Just when it looked like things couldn’t get much worse for economically-ravaged Venezuela, residents may no longer be able to drown their sorrows. Empresas Polar SA, maker of 80 percent of the beer consumed in Venezuela, is shutting down its last plant this Friday.
The company said the shutdown will leave the country with only a week’s supply of beer.
The International Monetary Fund projects that the Venezuela economy, which has been hit hard by the collapse in oil prices, will contract by 8.0 percent this year.
Venezuelans who have already dealt with shortages of food and medicine are now facing even more sobering hardships.
“Without approval and a supply of [foreign] currency to the suppliers, the company doesn’t have a way to operate,” Polar CEO Lorenzo Mendoza told the Wall Street Journal.

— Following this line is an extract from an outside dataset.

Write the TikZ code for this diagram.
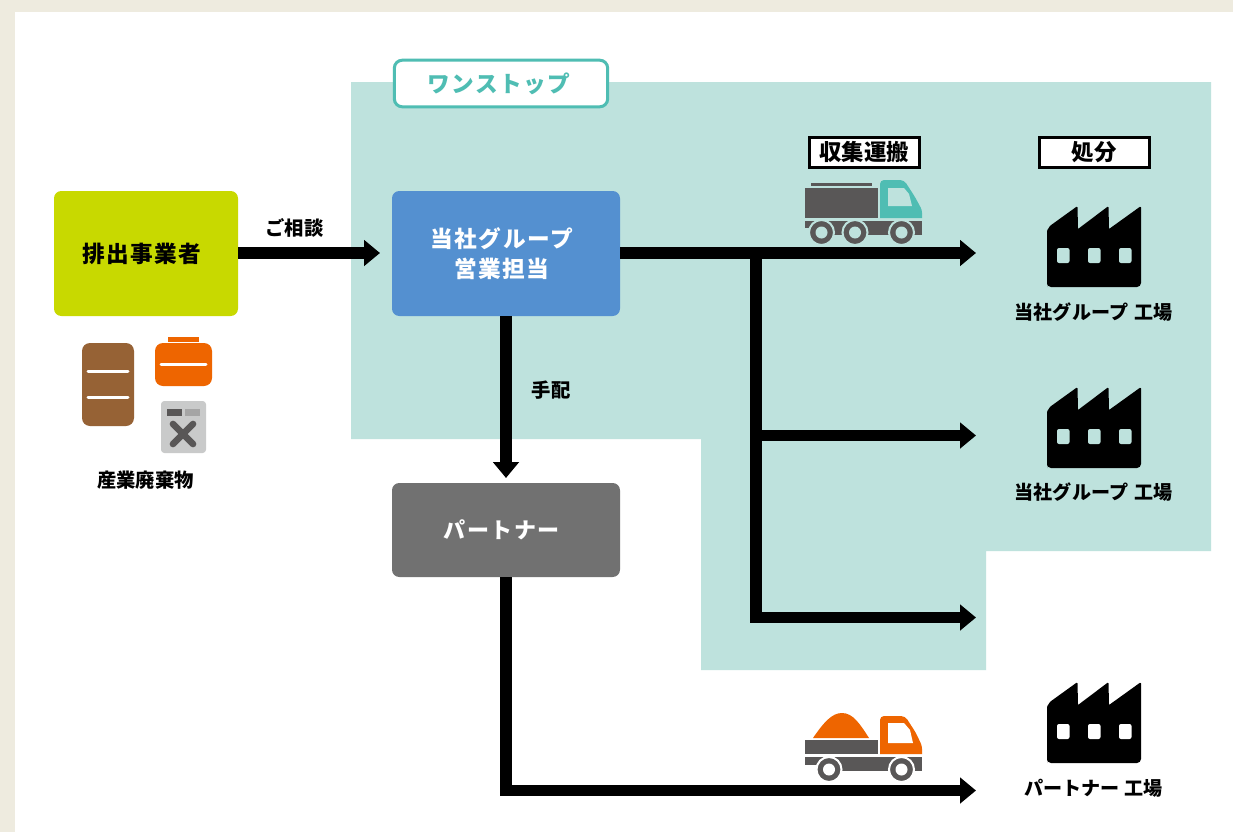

President Nicolas Maduro called the shutting down of the beer plants “a serious crime, very serious,” but Mendoza said Polar can’t go out and buy currency to pay suppliers because that is also against the law.
The Venezuelan government, which has already taken over 1,200 companies, could choose to step in and seize control of Polar.
So far this year the PowerShares Emerging Markets Sovereign Debt Portfolio PCY, which is 3.0 percent comprised of Venezuelan bonds, is up 6.2 percent.
Disclosure: The author holds no position in the stocks mentioned.